It was a festive celebration as cadets, staff, and faculty participated in the Sylvanus Thayer Award ceremony to commemorate this year's recipient, Senator Elizabeth Dole, on Sept. 21 at the U.S. Military Academy.
The accolade honors the enduring legacy of Sylvanus Thayer, the academy's fifth superintendent, and celebrates individuals who, despite not graduating from West Point, have embodied the timeless motto, "Duty, Honor, Country," through their dedicated service to the nation.
The celebration began at The Plain during the Pass and Review, where everyone from plebes to Purple Heart veterans watched as the Corps of Cadets marched before the receiving party to kick off the event.
Afterward, the banquet was held at the Cadet Mess Hall, where Elizabeth received the Thayer Award, marking her and her husband, Senator Bob Dole, the first married couple to receive their respective Awards, with Bob receiving it in 2004.
"Thank you for this tremendous honor. If we can measure the prestige of an award by its past recipients, then this recognition is humbling indeed," Elizabeth said. "I remember how thrilled I was in 2004 when the (West Point) Association of Graduates presented the Thayer Award to my late husband, Bob Dole.
"Bob would have been 100 years old in July. Over the course of his life, he earned a number of titles: congressman, Senator, presidential nominee, but none filled him with as much pride as the title American Soldier," she added. "As Bob's partner in life and as a proud American who cherishes our freedoms, I am ever grateful for the generations of Americans who have joined Bob in wearing the Army uniform."
In 1991, Elizabeth Dole garnered national recognition by becoming the second woman to lead the American Red Cross, following in the footsteps of the organization's founder, Clara Barton. During her tenure, she implemented a widespread overhaul of the world's largest humanitarian organization, revolutionizing the way it collected, tested, and distributed half of the nation's blood supply.
In January 1999, Dole made the announcement of her departure from the Red Cross, and just two months later, she declared her candidacy for the 2000 Republican presidential nomination.
Two years later, Dole made history as the first woman to represent North Carolina in the U.S. Senate, serving a single term. While in the Senate, she played a crucial role as a member of the Armed Services Committee.
Fast forward to 2012, the Elizabeth Dole Foundation was established, inspired by a medical emergency faced by Bob.
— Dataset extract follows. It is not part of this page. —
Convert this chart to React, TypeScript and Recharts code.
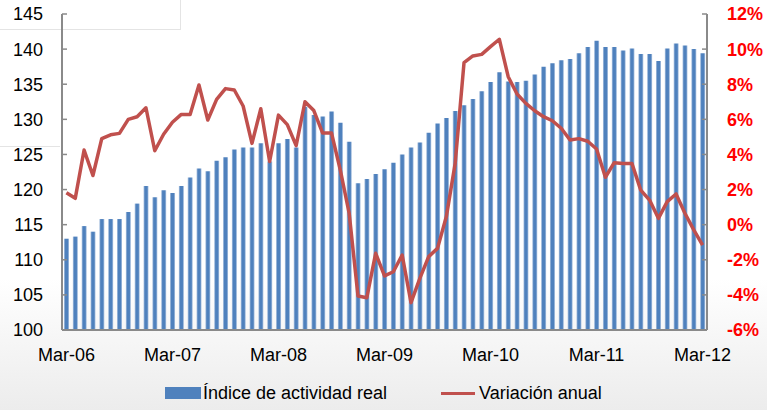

This incident motivated her to create the "Hidden Heroes" campaign, shedding light on the challenges endured by military caregivers, including spouses, parents, and others caring for wounded loved ones.
In this capacity, she has been a leading advocate in raising awareness and served as the former Chair of the VA's Veterans' Family, Caregiver, and Survivor Federal Advisory Committee, instrumental in the development of critical resources and the enhancement of benefits and support services.
Elizabeth said that with nearly 60 years as a public servant, one of her most "privileged responsibilities" was writing nomination letters as a U.S. Senator for young hopefuls wishing to enroll in the academy during the height of the Iraq War.
"The applicants who approached my office often had their pick of colleges," Elizabeth said. "Yet, they were motivated to set aside more comfortable lives and rise to the elite expectations of this institution, so they could be leaders in a time of war."
As the event concluded, Elizabeth received a nearly 10-minute standing ovation from the audience after receiving the Thayer Award. She has now joined the ranks of Dwight D. Eisenhower, Douglas MacArthur, Bob Hope, Neil Armstrong, Barbara Jordon, Walter Cronkite, Tom Brokaw, Colin Powell, Madeleine Albright, Henry Kissinger and former President George W. Bush and last year’s recipient, Philanthropist Ken Fisher.
May the words "Duty, Honor, Country take hold beyond the distinguished halls of West Point," Elizabeth concluded. "May they thunder in the ears of our nation's leaders and echo through the halls of power."
" ... May their refrain sound in every community, every classroom, every meeting house and City Hall across this great land," she added. "Now and forever, may God bless the American Soldier, and may He continue to bless the United States of America. Thank you so much."